■ PROBLEM DETAILS:
The listing below begins with the first line you should copy; stop after the line containing "(0,0) rectangle (1080,418);", and drop every picture.
○ ○ ○ ○ ○
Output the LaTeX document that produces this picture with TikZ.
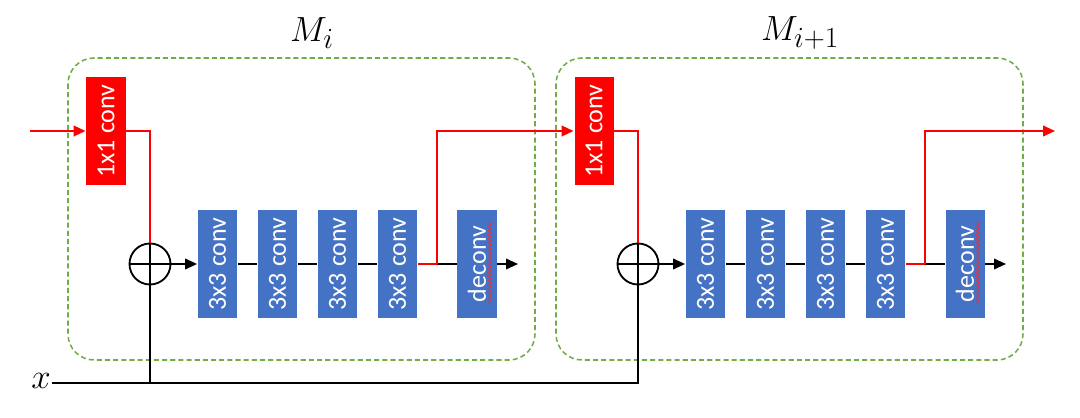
\documentclass[tikz,border=0pt]{standalone}
\usepackage{fontspec}
\setsansfont{Carlito}
\usetikzlibrary{arrows.meta,positioning,decorations.pathmorphing}

\definecolor{convred}{HTML}{FF0000}
\definecolor{convblue}{HTML}{4472C4}
\definecolor{framegreen}{HTML}{70AD47}

\begin{document}
\begin{tikzpicture}[x=0.025cm, y=-0.025cm,
    >={Triangle[length=8.5pt, width=7.5pt]}, line width=1.3pt,
    convbox/.style={rotate=90, minimum width=2.7cm, minimum height=0.975cm,
      inner sep=0pt, text=white, font=\sffamily\fontsize{18.5}{18.5}\selectfont},
    redconv/.style={convbox, fill=convred},
    blueconv/.style={convbox, fill=convblue},
    adder/.style={circle, draw, minimum size=1.025cm, inner sep=0pt},
    modframe/.style={draw=framegreen, dash pattern=on 3.6pt off 2.2pt,
      line width=1.1pt, rounded corners=0.65cm},
    redline/.style={draw=convred, line width=1.5pt},
    modlabel/.style={font=\fontsize{29}{29}\selectfont}]
  \useasboundingbox (0,0) rectangle (1080,418);

  % two modules, shifted by 488px
  \foreach \dx/\nm/\lab in {0/a/{M_i}, 488/b/{M_{i+1}}} {
    \draw[modframe] (68+\dx,58) rectangle (535+\dx,360);
    \node[modlabel] (lbl\nm) at (312+\dx,33) {$\lab$};
    \node[redconv] (one\nm) at (106+\dx,131) {1x1 conv};
    \node[adder] (add\nm) at (150+\dx,264) {};
    \draw (add\nm.north) -- (add\nm.south) (add\nm.west) -- (add\nm.east);
    \foreach \k in {1,...,4}
      \node[blueconv] (three\nm\k) at (217.5+60*\k-60+\dx,264) {3x3 conv};
    \node[blueconv] (dec\nm) at (477+\dx,264) {deconv};
    \draw[draw=convred!85, line width=0.5pt,
      decorate, decoration={snake, amplitude=0.9pt, segment length=3pt}]
      ([xshift=0.32cm, yshift=-0.98cm]dec\nm.center) -- ([xshift=0.32cm, yshift=1.08cm]dec\nm.center);
    \coordinate (split\nm) at (437+\dx,264);
    \coordinate (end\nm) at (518+\dx,264);
    % connectors (rotated boxes: north is the left side, south the right side)
    \draw[redline] (one\nm.south) -| (add\nm.north);
    \draw[->] (add\nm.east) -- (three\nm1.north);
    \draw (three\nm1.south) -- (three\nm2.north);
    \draw (three\nm2.south) -- (three\nm3.north);
    \draw (three\nm3.south) -- (three\nm4.north);
    \draw[redline] (three\nm4.south) -- (split\nm);
    \draw (split\nm) -- (dec\nm.north);
    \draw[->] (dec\nm.south) -- (end\nm);
  }

  % input, passing and output of the red path
  \coordinate (in) at (30,131);
  \coordinate (out) at (1055,131);
  \draw[redline, ->] (in) -- (onea.north);
  \draw[redline, ->] (splita) |- (oneb.north);
  \draw[redline, ->] (splitb) |- (out);

  % shared input x
  \node[font=\fontsize{38}{38}\selectfont, inner sep=0pt] (x) at (41,381) {$x$};
  \coordinate (xa) at (150,383);
  \draw (x.east |- xa) -| (addb.south);
  \draw (xa) -- (adda.south);
\end{tikzpicture}
\end{document}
○ ○ ○ ○ ○
■ RESULT:
Output the LaTeX document that produces this picture with TikZ.
\documentclass[tikz,border=0pt]{standalone}
\usepackage{fontspec}
\setsansfont{Carlito}
\usetikzlibrary{arrows.meta,positioning,decorations.pathmorphing}

\definecolor{convred}{HTML}{FF0000}
\definecolor{convblue}{HTML}{4472C4}
\definecolor{framegreen}{HTML}{70AD47}

\begin{document}
\begin{tikzpicture}[x=0.025cm, y=-0.025cm,
    >={Triangle[length=8.5pt, width=7.5pt]}, line width=1.3pt,
    convbox/.style={rotate=90, minimum width=2.7cm, minimum height=0.975cm,
      inner sep=0pt, text=white, font=\sffamily\fontsize{18.5}{18.5}\selectfont},
    redconv/.style={convbox, fill=convred},
    blueconv/.style={convbox, fill=convblue},
    adder/.style={circle, draw, minimum size=1.025cm, inner sep=0pt},
    modframe/.style={draw=framegreen, dash pattern=on 3.6pt off 2.2pt,
      line width=1.1pt, rounded corners=0.65cm},
    redline/.style={draw=convred, line width=1.5pt},
    modlabel/.style={font=\fontsize{29}{29}\selectfont}]
  \useasboundingbox (0,0) rectangle (1080,418);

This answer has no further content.